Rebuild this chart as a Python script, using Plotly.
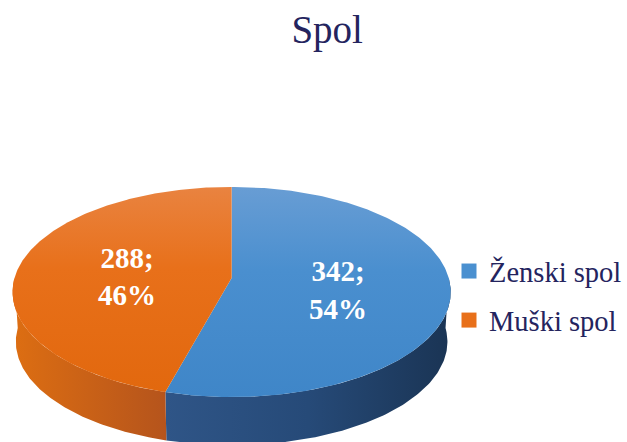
import numpy as np
import plotly.graph_objects as go

# ---- data ----
categories = ["Ženski spol", "Muški spol"]
values = [342, 288]
percents = [54, 46]
title_text = "Spol"

top_colors = [[[0, "#3F86C8"], [0.6, "#4A8FCF"], [1, "#689DD4"]],
              [[0, "#E2680E"], [0.6, "#E8701A"], [1, "#E98340"]]]
wall_colors = [[[0, "#2F5587"], [0.5, "#264A78"], [1, "#1A3454"]],
               [[0, "#DD6E12"], [1, "#B5541C"]]]
legend_colors = ["#4A90D0", "#E8701A"]
ink = "#24245E"

# ---- tilted-disc projection (axes are in page pixels) ----
W, H = 627, 442
CX, CY, RX, RY, PERSP, DEPTH = 232, 278, 217.5, 103.2, 0.133, 50


def project(theta_deg, frac=1.0, scale=1.0, drop=0.0):
    t = np.radians(theta_deg)
    u, v = np.sin(t) * frac, -np.cos(t) * frac
    w = 1 - PERSP * v
    return CX + RX * scale * u / w, CY + RY * scale * v / w + drop


fig = go.Figure()
total = sum(values)
edges = np.concatenate([[0], np.cumsum(values) / total * 360])

# side walls first: only the part of each slice facing the viewer
for i in range(len(values)):
    a, b = max(edges[i], 90), min(edges[i + 1], 270)
    th = np.linspace(a, b, 120)
    x1, y1 = project(th)
    x2, y2 = project(th[::-1], scale=0.985, drop=DEPTH)
    fig.add_trace(go.Scatter(
        x=np.concatenate([x1, x2]), y=np.concatenate([y1, y2]),
        mode="lines", line=dict(width=0), fill="toself",
        fillgradient=dict(type="horizontal", colorscale=wall_colors[i]),
        showlegend=False, hoverinfo="skip"))

# top faces
for i in range(len(values)):
    th = np.linspace(edges[i], edges[i + 1], 240)
    x, y = project(th)
    fig.add_trace(go.Scatter(
        x=np.concatenate([[CX], x, [CX]]), y=np.concatenate([[CY], y, [CY]]),
        mode="lines", line=dict(width=0), fill="toself",
        fillgradient=dict(type="vertical", colorscale=top_colors[i]),
        showlegend=False, hoverinfo="skip"))

# data labels
for i in range(len(values)):
    mid = (edges[i] + edges[i + 1]) / 2
    lx, ly = project(mid, frac=0.49, drop=8)
    fig.add_trace(go.Scatter(
        x=[lx], y=[ly], mode="text",
        text=[f"<b>{values[i]};<br>{percents[i]}%</b>"],
        textposition="middle center",
        textfont=dict(family="Liberation Serif", size=29, color="white"),
        showlegend=False, hoverinfo="skip"))

# legend entries
for i, name in enumerate(categories):
    fig.add_trace(go.Scatter(
        x=[None], y=[None], mode="markers", name=name, legendgroup=name,
        marker=dict(symbol="square", size=15, color=legend_colors[i])))

fig.update_layout(
    width=W, height=H, margin=dict(l=0, r=0, t=0, b=0),
    paper_bgcolor="white", plot_bgcolor="white",
    title=dict(text=title_text, x=0.5218, xanchor="center", y=0.934, yanchor="middle",
               font=dict(family="Liberation Serif", size=39, color=ink)),
    xaxis=dict(range=[0, W], visible=False, fixedrange=True),
    yaxis=dict(range=[H, 0], visible=False, fixedrange=True),
    legend=dict(x=450 / W, xanchor="left", y=1 - 246 / H, yanchor="top",
                bgcolor="rgba(0,0,0,0)", traceorder="grouped", tracegroupgap=9,
                font=dict(family="Liberation Serif", size=28.5, color=ink)),
    showlegend=True,
)
fig.write_html("out.html", post_script="document.body.style.margin='0';",
               config={"displayModeBar": False})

__Problem__
Copy each line exactly, and leave the pictures out of your copy.

__Task answer__
Rebuild this chart as a Python script, using Plotly.
import numpy as np
import plotly.graph_objects as go

# ---- data ----
categories = ["Ženski spol", "Muški spol"]
values = [342, 288]
percents = [54, 46]
title_text = "Spol"

top_colors = [[[0, "#3F86C8"], [0.6, "#4A8FCF"], [1, "#689DD4"]],
              [[0, "#E2680E"], [0.6, "#E8701A"], [1, "#E98340"]]]
wall_colors = [[[0, "#2F5587"], [0.5, "#264A78"], [1, "#1A3454"]],
               [[0, "#DD6E12"], [1, "#B5541C"]]]
legend_colors = ["#4A90D0", "#E8701A"]
ink = "#24245E"

# ---- tilted-disc projection (axes are in page pixels) ----
W, H = 627, 442
CX, CY, RX, RY, PERSP, DEPTH = 232, 278, 217.5, 103.2, 0.133, 50


def project(theta_deg, frac=1.0, scale=1.0, drop=0.0):
    t = np.radians(theta_deg)
    u, v = np.sin(t) * frac, -np.cos(t) * frac
    w = 1 - PERSP * v
    return CX + RX * scale * u / w, CY + RY * scale * v / w + drop


fig = go.Figure()
total = sum(values)
edges = np.concatenate([[0], np.cumsum(values) / total * 360])

# side walls first: only the part of each slice facing the viewer
for i in range(len(values)):
    a, b = max(edges[i], 90), min(edges[i + 1], 270)
    th = np.linspace(a, b, 120)
    x1, y1 = project(th)
    x2, y2 = project(th[::-1], scale=0.985, drop=DEPTH)
    fig.add_trace(go.Scatter(
        x=np.concatenate([x1, x2]), y=np.concatenate([y1, y2]),
        mode="lines", line=dict(width=0), fill="toself",
        fillgradient=dict(type="horizontal", colorscale=wall_colors[i]),
        showlegend=False, hoverinfo="skip"))

# top faces
for i in range(len(values)):
    th = np.linspace(edges[i], edges[i + 1], 240)
    x, y = project(th)
    fig.add_trace(go.Scatter(
        x=np.concatenate([[CX], x, [CX]]), y=np.concatenate([[CY], y, [CY]]),
        mode="lines", line=dict(width=0), fill="toself",
        fillgradient=dict(type="vertical", colorscale=top_colors[i]),
        showlegend=False, hoverinfo="skip"))

# data labels
for i in range(len(values)):
    mid = (edges[i] + edges[i + 1]) / 2
    lx, ly = project(mid, frac=0.49, drop=8)
    fig.add_trace(go.Scatter(
        x=[lx], y=[ly], mode="text",
        text=[f"<b>{values[i]};<br>{percents[i]}%</b>"],
        textposition="middle center",
        textfont=dict(family="Liberation Serif", size=29, color="white"),
        showlegend=False, hoverinfo="skip"))

# legend entries
for i, name in enumerate(categories):
    fig.add_trace(go.Scatter(
        x=[None], y=[None], mode="markers", name=name, legendgroup=name,
        marker=dict(symbol="square", size=15, color=legend_colors[i])))

fig.update_layout(
    width=W, height=H, margin=dict(l=0, r=0, t=0, b=0),
    paper_bgcolor="white", plot_bgcolor="white",
    title=dict(text=title_text, x=0.5218, xanchor="center", y=0.934, yanchor="middle",
               font=dict(family="Liberation Serif", size=39, color=ink)),
    xaxis=dict(range=[0, W], visible=False, fixedrange=True),
    yaxis=dict(range=[H, 0], visible=False, fixedrange=True),
    legend=dict(x=450 / W, xanchor="left", y=1 - 246 / H, yanchor="top",
                bgcolor="rgba(0,0,0,0)", traceorder="grouped", tracegroupgap=9,
                font=dict(family="Liberation Serif", size=28.5, color=ink)),
    showlegend=True,
)
fig.write_html("out.html", post_script="document.body.style.margin='0';",
               config={"displayModeBar": False})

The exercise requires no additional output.